Another missile was said to have landed in Turkish territory, close to where security forces fired tear gas at Kurdish protesters from Turkey who had been trying to cross the border to relieve their compatriots in Syria.
With Kobane’s prospects looking increasingly dire, more than 20 Turkish tanks were stationed on a nearby hill. The attack came despite a barrage of US-led air strikes overnight on Isil positions around Kobane. Yasin Abo Raed, a media activist for the group, Syria Live Network, said a school that was being used as a prison in Manbij to the south-east of Kobane had been destroyed, but that there were not yet reports of how many people had been killed.
An estimated 160,000 Syrian Kurds have flooded into Turkey since last weekend, amid tales of beheadings and other atrocities carried out by the jihadists as they have captured as many as 200 villages in the region.
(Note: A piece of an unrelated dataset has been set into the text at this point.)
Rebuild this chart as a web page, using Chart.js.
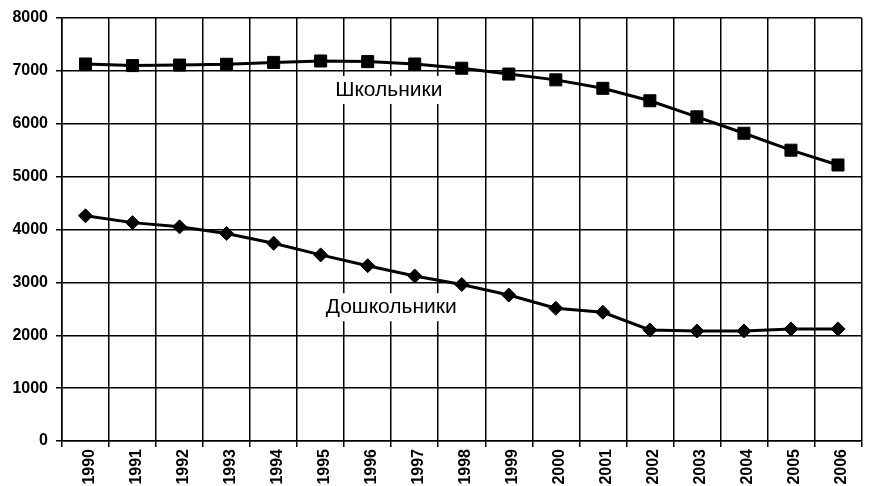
<!DOCTYPE html>
<html><head><meta charset="utf-8">
<script src="https://cdn.jsdelivr.net/npm/chart.js@4/dist/chart.umd.min.js"></script>
<style>html,body{margin:0;padding:0;background:#fff}#wrap{width:871px;height:486px}</style>
</head><body><div id="wrap"><canvas id="c" width="871" height="486"></canvas></div>
<script>
const years = ['1990','1991','1992','1993','1994','1995','1996','1997','1998','1999','2000','2001','2002','2003','2004','2005','2006'];
const schoolchildren = [7130, 7100, 7110, 7125, 7160, 7187, 7175, 7130, 7050, 6940, 6830, 6670, 6435, 6130, 5820, 5500, 5220];
const preschoolers = [4260, 4130, 4050, 3925, 3740, 3520, 3315, 3120, 2960, 2760, 2510, 2435, 2100, 2080, 2080, 2120, 2120];
const yTicks = [0, 1000, 2000, 3000, 4000, 5000, 6000, 7000, 8000];
const seriesNames = ['Школьники', 'Дошкольники'];

const labelPlugin = {
  id: 'seriesLabels',
  beforeDatasetsDraw(chart, args, opts) {
    const {ctx, scales: {x, y}} = chart;
    ctx.save();
    ctx.font = opts.font;
    ctx.textAlign = 'center';
    ctx.textBaseline = 'middle';
    opts.items.forEach(it => {
      const px = x.getPixelForValue(it.at);
      const py = y.getPixelForValue(it.value);
      const w = ctx.measureText(it.text).width;
      ctx.fillStyle = '#fff';
      ctx.fillRect(px - w / 2 - 5, py - 14, w + 10, 28);
      ctx.fillStyle = '#000';
      ctx.fillText(it.text, px, py);
    });
    ctx.restore();
  }
};

new Chart(document.getElementById('c'), {
  type: 'line',
  data: {
    labels: years,
    datasets: [
      {label: seriesNames[0], data: schoolchildren, borderColor: '#000', backgroundColor: '#000',
       borderWidth: 3, pointStyle: 'rect', pointRadius: 8.5, pointBorderWidth: 1, tension: 0},
      {label: seriesNames[1], data: preschoolers, borderColor: '#000', backgroundColor: '#000',
       borderWidth: 3, pointStyle: 'rectRot', pointRadius: 7, pointBorderWidth: 1, tension: 0}
    ]
  },
  options: {
    responsive: false,
    devicePixelRatio: 1,
    animation: false,
    layout: {padding: {top: 18, right: 2, left: 0, bottom: 0}},
    plugins: {
      legend: {display: false},
      tooltip: {enabled: false},
      seriesLabels: {
        font: '21px "Liberation Sans", Arial, sans-serif',
        items: [
          {text: seriesNames[0], at: 6.45, value: 6640},
          {text: seriesNames[1], at: 6.5, value: 2530}
        ]
      }
    },
    scales: {
      x: {
        offset: true,
        grid: {offset: true, color: '#000', lineWidth: 1.5, tickLength: 6, drawTicks: true},
        border: {color: '#000', width: 1.5},
        ticks: {color: '#000', font: {family: '"Liberation Sans", Arial, sans-serif', size: 16, weight: 'bold'},
                maxRotation: 90, minRotation: 90, padding: 2, autoSkip: false, labelOffset: 4},
        afterFit(scale) { scale.height = 45; }
      },
      y: {
        min: 0, max: 8000,
        afterBuildTicks(scale) { scale.ticks = yTicks.map(v => ({value: v})); },
        grid: {color: '#000', lineWidth: 1.5, tickLength: 6},
        border: {color: '#000', width: 1.5},
        ticks: {color: '#000', font: {family: '"Liberation Sans", Arial, sans-serif', size: 16, weight: 'bold'}, padding: 8,
                callback: v => String(v)},
        afterFit(scale) { scale.width = 62; }
      }
    }
  },
  plugins: [labelPlugin]
});
</script></body></html>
Mohammed Bakir, 56, a farmer with two sons fighting in the Kurdish units, described how jihadists killed 29 people and took 150 prisoner when they overran his village of Buban more than a week ago.
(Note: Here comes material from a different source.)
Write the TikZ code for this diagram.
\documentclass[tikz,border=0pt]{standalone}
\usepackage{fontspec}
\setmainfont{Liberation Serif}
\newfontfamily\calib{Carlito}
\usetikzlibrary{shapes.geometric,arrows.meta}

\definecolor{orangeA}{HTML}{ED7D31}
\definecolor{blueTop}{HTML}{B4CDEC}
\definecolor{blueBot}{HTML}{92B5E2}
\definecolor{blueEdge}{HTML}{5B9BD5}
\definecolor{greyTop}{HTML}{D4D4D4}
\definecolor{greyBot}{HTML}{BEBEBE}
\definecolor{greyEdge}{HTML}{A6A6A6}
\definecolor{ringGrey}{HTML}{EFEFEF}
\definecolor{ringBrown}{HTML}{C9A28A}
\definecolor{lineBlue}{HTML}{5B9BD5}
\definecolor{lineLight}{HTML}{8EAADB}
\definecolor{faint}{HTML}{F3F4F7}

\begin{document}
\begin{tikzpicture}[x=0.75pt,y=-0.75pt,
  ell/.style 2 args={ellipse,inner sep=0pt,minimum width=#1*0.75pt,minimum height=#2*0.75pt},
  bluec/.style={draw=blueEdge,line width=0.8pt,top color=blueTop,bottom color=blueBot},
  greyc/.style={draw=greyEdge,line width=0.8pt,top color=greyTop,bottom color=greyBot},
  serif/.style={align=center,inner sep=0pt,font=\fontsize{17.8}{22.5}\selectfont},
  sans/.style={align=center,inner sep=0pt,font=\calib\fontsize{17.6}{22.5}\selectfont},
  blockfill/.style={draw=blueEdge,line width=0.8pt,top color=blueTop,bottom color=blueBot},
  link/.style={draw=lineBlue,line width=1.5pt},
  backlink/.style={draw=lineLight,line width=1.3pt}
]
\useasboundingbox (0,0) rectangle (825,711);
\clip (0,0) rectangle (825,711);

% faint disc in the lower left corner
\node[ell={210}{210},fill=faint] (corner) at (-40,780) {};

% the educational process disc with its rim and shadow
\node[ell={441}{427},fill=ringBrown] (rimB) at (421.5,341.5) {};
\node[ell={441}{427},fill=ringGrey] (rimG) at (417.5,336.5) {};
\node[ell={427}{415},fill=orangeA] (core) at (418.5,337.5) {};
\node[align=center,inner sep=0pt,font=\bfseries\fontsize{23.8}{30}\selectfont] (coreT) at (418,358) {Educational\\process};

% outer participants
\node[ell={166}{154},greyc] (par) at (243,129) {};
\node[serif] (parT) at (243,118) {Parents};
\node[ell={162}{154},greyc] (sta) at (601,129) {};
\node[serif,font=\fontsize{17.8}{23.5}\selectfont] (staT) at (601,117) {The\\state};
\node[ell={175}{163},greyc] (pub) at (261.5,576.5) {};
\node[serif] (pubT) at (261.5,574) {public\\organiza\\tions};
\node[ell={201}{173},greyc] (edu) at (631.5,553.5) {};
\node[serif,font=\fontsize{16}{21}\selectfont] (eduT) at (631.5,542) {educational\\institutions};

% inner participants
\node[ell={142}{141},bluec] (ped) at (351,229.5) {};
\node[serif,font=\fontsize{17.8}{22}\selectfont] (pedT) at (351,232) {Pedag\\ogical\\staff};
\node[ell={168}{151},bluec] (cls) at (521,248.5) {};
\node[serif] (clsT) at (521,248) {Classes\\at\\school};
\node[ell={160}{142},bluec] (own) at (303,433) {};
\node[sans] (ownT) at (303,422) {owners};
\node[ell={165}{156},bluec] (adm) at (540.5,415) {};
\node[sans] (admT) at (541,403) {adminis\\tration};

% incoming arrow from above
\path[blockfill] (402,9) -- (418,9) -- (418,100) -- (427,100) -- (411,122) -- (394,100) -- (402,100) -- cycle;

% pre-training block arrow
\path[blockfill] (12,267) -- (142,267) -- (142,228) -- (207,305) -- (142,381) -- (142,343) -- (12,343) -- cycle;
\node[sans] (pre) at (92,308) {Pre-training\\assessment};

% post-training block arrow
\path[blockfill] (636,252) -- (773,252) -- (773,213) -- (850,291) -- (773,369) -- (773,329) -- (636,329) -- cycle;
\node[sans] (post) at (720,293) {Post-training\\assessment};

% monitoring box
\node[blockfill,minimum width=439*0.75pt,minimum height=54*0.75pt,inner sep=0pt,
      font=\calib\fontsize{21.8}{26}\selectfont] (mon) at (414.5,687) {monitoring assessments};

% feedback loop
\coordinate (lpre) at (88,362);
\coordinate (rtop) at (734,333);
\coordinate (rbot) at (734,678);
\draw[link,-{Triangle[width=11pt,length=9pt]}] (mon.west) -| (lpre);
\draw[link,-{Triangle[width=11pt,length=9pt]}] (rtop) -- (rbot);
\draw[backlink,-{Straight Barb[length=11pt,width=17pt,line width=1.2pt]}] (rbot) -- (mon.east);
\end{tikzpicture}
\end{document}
“Some of them were children in the ninth grade at school, aged around 13 and 14,” he said. “They also killed my friend Ahmad. I called his number and a jihadist answered. I asked, 'Where’s Ahmad?’ He said, 'If you want him come here and pick up his head.’ ”
The jihadists are also on the march in central Iraq. Isil gunmen have sought to control the town of Amariya al-Falluja, 25 miles east of Baghdad since the weekend, although their advance had stalled by Monday afternoon after air strikes on the area.
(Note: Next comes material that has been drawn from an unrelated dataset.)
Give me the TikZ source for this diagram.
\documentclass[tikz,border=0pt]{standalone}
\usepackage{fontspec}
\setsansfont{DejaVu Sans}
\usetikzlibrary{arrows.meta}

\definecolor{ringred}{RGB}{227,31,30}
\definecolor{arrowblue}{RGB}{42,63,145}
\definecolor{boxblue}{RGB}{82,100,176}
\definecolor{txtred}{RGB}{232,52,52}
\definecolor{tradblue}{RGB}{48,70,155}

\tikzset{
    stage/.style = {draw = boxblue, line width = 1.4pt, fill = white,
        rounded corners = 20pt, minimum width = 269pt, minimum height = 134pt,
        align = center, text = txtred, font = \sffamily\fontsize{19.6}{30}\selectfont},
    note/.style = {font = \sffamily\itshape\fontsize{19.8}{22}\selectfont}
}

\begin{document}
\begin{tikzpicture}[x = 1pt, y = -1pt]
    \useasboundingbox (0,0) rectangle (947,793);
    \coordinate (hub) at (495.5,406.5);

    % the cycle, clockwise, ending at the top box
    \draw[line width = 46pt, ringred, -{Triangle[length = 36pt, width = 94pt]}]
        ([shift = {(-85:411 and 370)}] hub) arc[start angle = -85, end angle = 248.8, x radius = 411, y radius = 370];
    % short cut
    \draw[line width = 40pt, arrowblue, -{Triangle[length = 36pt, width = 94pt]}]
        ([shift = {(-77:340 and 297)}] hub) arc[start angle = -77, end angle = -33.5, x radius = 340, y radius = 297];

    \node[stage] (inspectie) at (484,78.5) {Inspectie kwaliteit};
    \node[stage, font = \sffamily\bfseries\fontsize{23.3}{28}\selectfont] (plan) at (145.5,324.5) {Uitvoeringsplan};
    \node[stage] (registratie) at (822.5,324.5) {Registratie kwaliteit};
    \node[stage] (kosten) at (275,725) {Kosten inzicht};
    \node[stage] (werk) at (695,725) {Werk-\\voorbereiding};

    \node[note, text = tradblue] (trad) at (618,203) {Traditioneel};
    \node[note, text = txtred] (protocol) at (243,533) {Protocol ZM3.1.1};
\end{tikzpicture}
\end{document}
Bombardment from the air has forced Isil to slow its attacks in some areas, and to retain a less obvious presence on the ground, but there is no indication that the group is seriously threatened.
In some areas, the air strikes have helped foment local sympathy for the jihadist group.
Sunni residents, who disagreed with the Shia-led government in Baghdad, were happy when Isil stormed their neighbourhoods, pushing back Shia militias and the Iraqi army, which many residents saw as a sectarian force.
In Syria, too, there were indications this week that the bombing campaign was helping engender support for the jihadist group.
One leader for Jabhat al-Nusra, the al-Qaeda affiliate in Syria who was a sworn enemy of Isil, confirmed to The Telegraph rumours that the two groups were talking about a reconciliation, after both were targeted by air strikes.